Major currencies were weaker against the US dollar in European and US trade. The Euro fell from highs near US$1.1030 to lows near US$1.0979 and was near session lows at the US close. The Aussie dollar fell from highs near US75.34 cents to lows near US74.94 cents and was near US75.12 cents at the US close. And the Japanese yen eased from 121.45 yen per US dollar to JPY122.20 and was near JPY122.06 at the US close.


European Markets

European sharemarkets were higher on Friday. Banks fell 0.5% but energy rose 1.3% and basic materials rose 0.8%. The German Ifo business climate index fell from 98.5 to 90.8 in March. The panEuropean STOXX 600 index rose by 0.1% on Friday but fell 0.2% over the week. The German Dax index and the UK FTSE index both rose by 0.2% on Friday. In London trade, shares in Rio Tinto rose by 1.2% and BHP shares lifted by 1.4%.


Asian Markets

Earlier Friday, Chinese stocks ended lower, following broad losses in Asian equities. The Shanghai Composite Index lost 1.2%, while the Shenzhen Composite Index dropped 1.4%. The tech-heavy ChiNext Price Index was the worst performer, sinking 2.5%. Drug makers and medical services providers led the downturn, as the sector retreated from recent gains. Consumer goods firms further weighed on the market amid persisting concerns over China’s latest pandemic outbreak.  

Hong Kong stocks also ended lower. The benchmark Hang Seng Index gave up 2.5%. Tech stocks led the downturn, as the sector continued to weaken from a recent rebound that had been driven by Beijing’s message of support for the sector. The Hang Seng TECH Index fell 5.0%. Consumer firms added further pressure, as Haidilao plunged 7.7% and Li Ning dropped 5.6%.

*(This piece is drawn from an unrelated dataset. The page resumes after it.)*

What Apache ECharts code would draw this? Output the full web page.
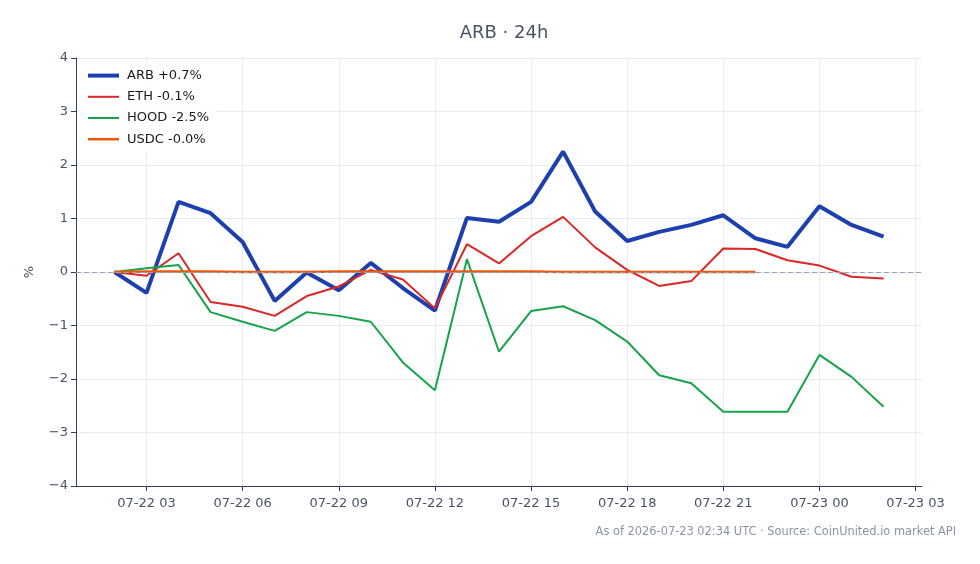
<!DOCTYPE html>
<html>
<head>
<meta charset="utf-8">
<title>ARB · 24h</title>
<script src="https://cdn.jsdelivr.net/npm/echarts@6/dist/echarts.min.js"></script>
<style>
  html, body { margin: 0; padding: 0; background: #fff; }
  #main { width: 980px; height: 564px; }
</style>
</head>
<body>
<div id="main"></div>
<script>
// hourly snapshots (UTC)
const times = [
  '2026-07-22T02:00:00Z', '2026-07-22T03:00:00Z', '2026-07-22T04:00:00Z', '2026-07-22T05:00:00Z',
  '2026-07-22T06:00:00Z', '2026-07-22T07:00:00Z', '2026-07-22T08:00:00Z', '2026-07-22T09:00:00Z',
  '2026-07-22T10:00:00Z', '2026-07-22T11:00:00Z', '2026-07-22T12:00:00Z', '2026-07-22T13:00:00Z',
  '2026-07-22T14:00:00Z', '2026-07-22T15:00:00Z', '2026-07-22T16:00:00Z', '2026-07-22T17:00:00Z',
  '2026-07-22T18:00:00Z', '2026-07-22T19:00:00Z', '2026-07-22T20:00:00Z', '2026-07-22T21:00:00Z',
  '2026-07-22T22:00:00Z', '2026-07-22T23:00:00Z', '2026-07-23T00:00:00Z', '2026-07-23T01:00:00Z',
  '2026-07-23T02:00:00Z'
]

// x tick labels, every 3 hours
const xTicks = [
  '2026-07-22T03:00:00Z', '2026-07-22T06:00:00Z', '2026-07-22T09:00:00Z', '2026-07-22T12:00:00Z',
  '2026-07-22T15:00:00Z', '2026-07-22T18:00:00Z', '2026-07-22T21:00:00Z', '2026-07-23T00:00:00Z',
  '2026-07-23T03:00:00Z'
]

// % change since first point
const arb = [0, -0.39, 1.31, 1.10, 0.56, -0.54, -0.01, -0.34, 0.17, -0.30, -0.72, 1.01, 0.94,
  1.31, 2.25, 1.13, 0.58, 0.75, 0.88, 1.06, 0.63, 0.47, 1.23, 0.88, 0.66]
const eth = [0, -0.07, 0.35, -0.56, -0.65, -0.82, -0.45, -0.27, 0.04, -0.14, -0.68, 0.52, 0.16,
  0.67, 1.03, 0.46, 0.04, -0.26, -0.17, 0.44, 0.43, 0.22, 0.12, -0.09, -0.12]
const hood = [0, 0.07, 0.13, -0.75, -0.93, -1.10, -0.75, -0.82, -0.93, -1.69, -2.21, 0.24, -1.49,
  -0.73, -0.64, -0.90, -1.30, -1.93, -2.08, -2.61, -2.61, -2.61, -1.55, -1.96, -2.52]
// USDC feed stops at 22:00
const usdc = [0, 0.01, 0.01, 0.01, 0.0, 0.0, 0.0, 0.01, 0.01, 0.01, 0.01, 0.01, 0.01,
  0.01, 0.0, 0.0, 0.0, 0.0, 0.0, 0.0, 0.0]

const names = ['ARB +0.7%', 'ETH -0.1%', 'HOOD -2.5%', 'USDC -0.0%']
const colors = ['#1e40af', '#dc2626', '#16a34a', '#ea580c']
const widths = [4, 2, 2, 2.5]
const yTicks = [-4, 4, 1] // min, max, step

const ts = (s) => new Date(s).getTime()
const pair = (vals) => vals.map((v, i) => [ts(times[i]), v])

const t0 = ts(times[0])
const t1 = ts(times[times.length - 1])
const pad = (t1 - t0) * 0.05
const tickVals = xTicks.map(ts)

const init = () => {
  const myChart = echarts.init(document.getElementById('main'))
  const font = 'DejaVu Sans'
  const lineSeries = (i, vals) => ({
    name: names[i],
    type: 'line',
    data: pair(vals),
    showSymbol: false,
    lineStyle: { width: widths[i], color: colors[i] },
    itemStyle: { color: colors[i] }
  })
  const arbSeries = lineSeries(0, arb)
  // dashed zero reference
  arbSeries.markLine = {
    silent: true,
    symbol: 'none',
    label: { show: false },
    lineStyle: { type: [5, 3], color: '#94a3b8', width: 1 },
    data: [{ yAxis: 0 }]
  }
  const option = {
    animation: false,
    textStyle: { fontFamily: font },
    title: {
      text: 'ARB · 24h',
      left: 499,
      top: 19,
      textAlign: 'center',
      textStyle: { fontSize: 18, fontWeight: 'normal', color: '#4a5568', fontFamily: font }
    },
    legend: {
      data: names.map((n, i) => ({ name: n, lineStyle: { width: widths[i], color: colors[i] } })),
      orient: 'vertical',
      left: 80,
      top: 63,
      padding: [6, 8, 6, 6],
      itemWidth: 31,
      itemHeight: 14,
      itemGap: 8,
      itemStyle: { opacity: 0 },
      backgroundColor: 'rgba(255,255,255,0.85)',
      textStyle: { fontSize: 13, color: '#1a1a1a', fontFamily: font, padding: [0, 0, 0, 3] }
    },
    grid: { left: 76, right: 58, top: 58, bottom: 78 },
    xAxis: {
      type: 'value',
      min: t0 - pad,
      max: t1 + pad,
      axisLine: { show: true, onZero: false, lineStyle: { color: '#334155' } },
      axisTick: { show: true, length: 5, customValues: tickVals, lineStyle: { color: '#334155' } },
      splitLine: { show: true, lineStyle: { color: '#e8ebf0' } },
      axisLabel: {
        customValues: tickVals,
        color: '#475569',
        fontSize: 13,
        margin: 11,
        fontFamily: font,
        formatter: function (value) {
          const d = new Date(value)
          const p = (n) => String(n).padStart(2, '0')
          return p(d.getUTCMonth() + 1) + '-' + p(d.getUTCDate()) + ' ' + p(d.getUTCHours())
        }
      }
    },
    yAxis: {
      type: 'value',
      min: yTicks[0],
      max: yTicks[1],
      interval: yTicks[2],
      name: '%',
      nameLocation: 'middle',
      nameGap: 40,
      nameTextStyle: { color: '#475569', fontSize: 13, fontFamily: font },
      axisLine: { show: true, lineStyle: { color: '#334155' } },
      axisTick: { show: true, length: 5, lineStyle: { color: '#334155' } },
      splitLine: { show: true, lineStyle: { color: '#e8ebf0' } },
      axisLabel: {
        color: '#475569',
        fontSize: 13,
        margin: 8,
        fontFamily: font,
        formatter: (v) => String(v).replace('-', '\u2212')
      }
    },
    series: [
      arbSeries,
      lineSeries(1, eth),
      lineSeries(2, hood),
      lineSeries(3, usdc)
    ],
    graphic: [
      {
        type: 'text',
        right: 24,
        top: 527,
        style: {
          text: 'As of 2026-07-23 02:34 UTC · Source: CoinUnited.io market API',
          fill: '#8a94a6',
          fontSize: 11.4,
          fontFamily: font
        }
      }
    ]
  }

  option && myChart.setOption(option)
}

init()
</script>
</body>
</html>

The Nikkei Stock Average, however, edged 0.1% higher, led by gains in chemical and pharmaceutical stocks, despite weakness from banks and insurers. Mitsubishi Chemical Holdings gained 2.6% and Nippon Paint Holdings rose 2.5% as some drops in crude oil prices eased concerns about higher costs of raw materials. The broader market index Topix ended flat.